Yeah, foolsguinea said what I wish I had. For the past four years, I’d been living under the delusion that voter apathy allowed W to become president the first time, and that the heart of America really was more centrist and understanding. So I got off my butt this time - made donations, went to a swing state and canvassed, and did what I could to get out the vote. And Democrats did get out the vote. That wasn’t the problem. America really wants W as the president. The truth hurts.

I’m afraid it’s back to grade-school arithmetic for you. 252+20=272. 272>269. QED.

Well, I have children. (OK: a child. Bricker Jr. just turned three this September). And I’m not remotely afraid for his future. How about that?

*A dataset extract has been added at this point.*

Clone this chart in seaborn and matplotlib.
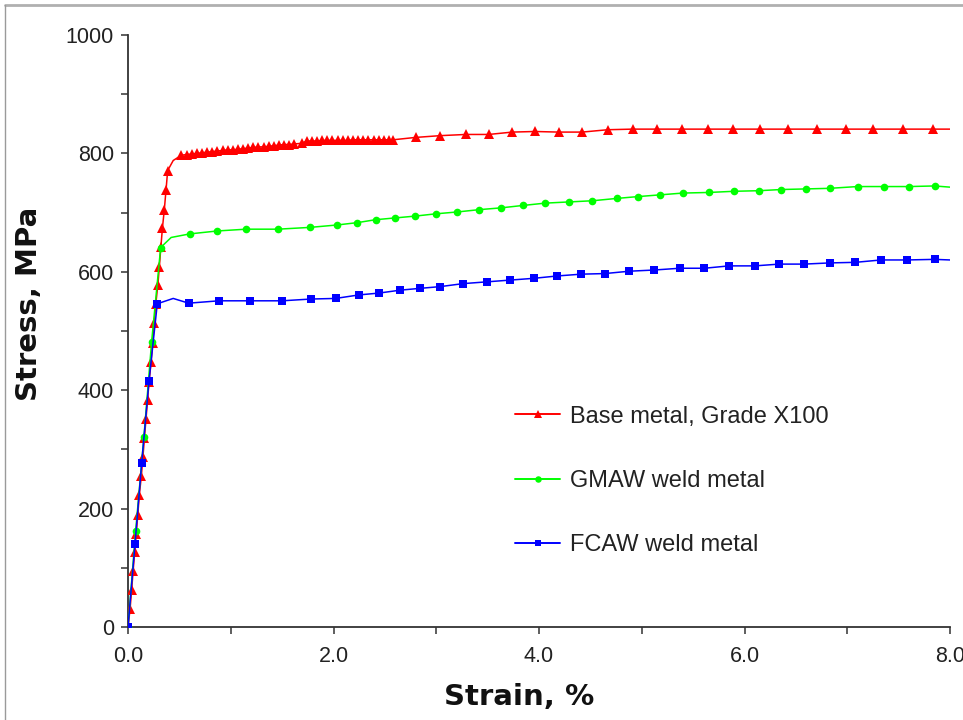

My bad. Ohio alone did the trick.

Really? Oh, then silly me for worrying.

It was no great suprise that Kerry lost, most people on both sides had realized it was more or less a coin flip on who would win the presidency. In fact, a year ago I would’ve guessed that Bush would’ve done much better in the presidential race then ended up being the case.
Honestly what really gets me is how thumped the Dems got in the various senate races across the country. There were numerous close races in the country where Repubs esposing very radical things (abolishing income tax, death penalty for abortion docs, “ramped lesbianism in grade schools”, etc.), and in almost all these cases the Dems were beaten. The fact is, with their madantes in the congress and the white house expanded, the conservatives will almost certainly pass through a large chunk of their agenda. More depressing is the fact that, for whatever reason, it is becoming increasingly clear that the majority of the voting public supports them, and as such the liberal Dems are unlikely to make a roaring comeback anytime soon.

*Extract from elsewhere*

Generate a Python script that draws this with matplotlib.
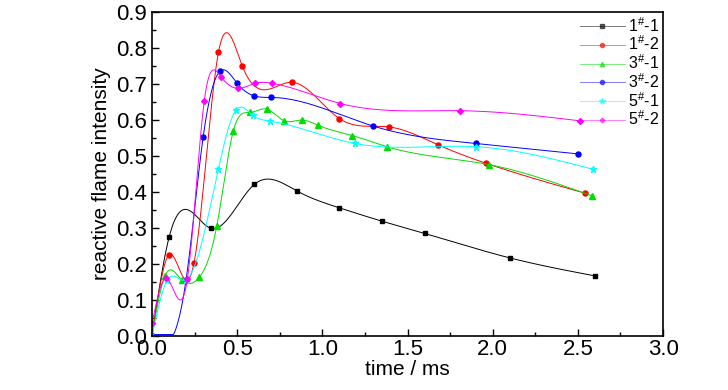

Course I 'aint throwing in the towel. After all, being the underdog and fighting the powers that be is what really gets us liberals off. And there will almost certainly be a sizable backlash when the Repubs start actually passing the part of their agenda that isn’t tax cuts, and as the crazier members of their party feel less inhibited with no stong opposition around they were certainly give off many a damaging sound bite. Still, its gonna be an uphill struggle for at least the next four years.

Here come four fortysomething Federalist Society members.

One more way in which four years from now may be the other side of a tipping point.

Whether my party wins or loses is far less important to me than the consequences for my country and the world. We will not look back in 2008 and conclude that America is better off after four more years of Bush.

I don’t care about the fact that whoever has to deal with Iraq, or any of our other burgeoning problems, would look really bad. I simply wanted someone as President who has shown a propensity to recognize that the problems exist. It’s damned hard to solve them if you live in an alternate reality where they don’t exist.

If Bush could just create a gateway for us into his reality, then it would all be OK. Unfortunately, he has no wardrobe with a gateway to another universe hidden behind the cloaks. Or maybe we of the reality-based community just haven’t done enough drugs.

I find it funny to read this. In 1976, I helped on the** Mo Udall ** Presidential campaign in Madison, WI. We used the same lines to get people on board for Udall’s point of View. Now 28 years later I read the same doom and gloom mantra being posted on this board. People we will survive. In reality do you think that there is much of a difference between those two rich guys?

I think a Smart Rich Guy trumps a Stupid Rich Guy every time, myself.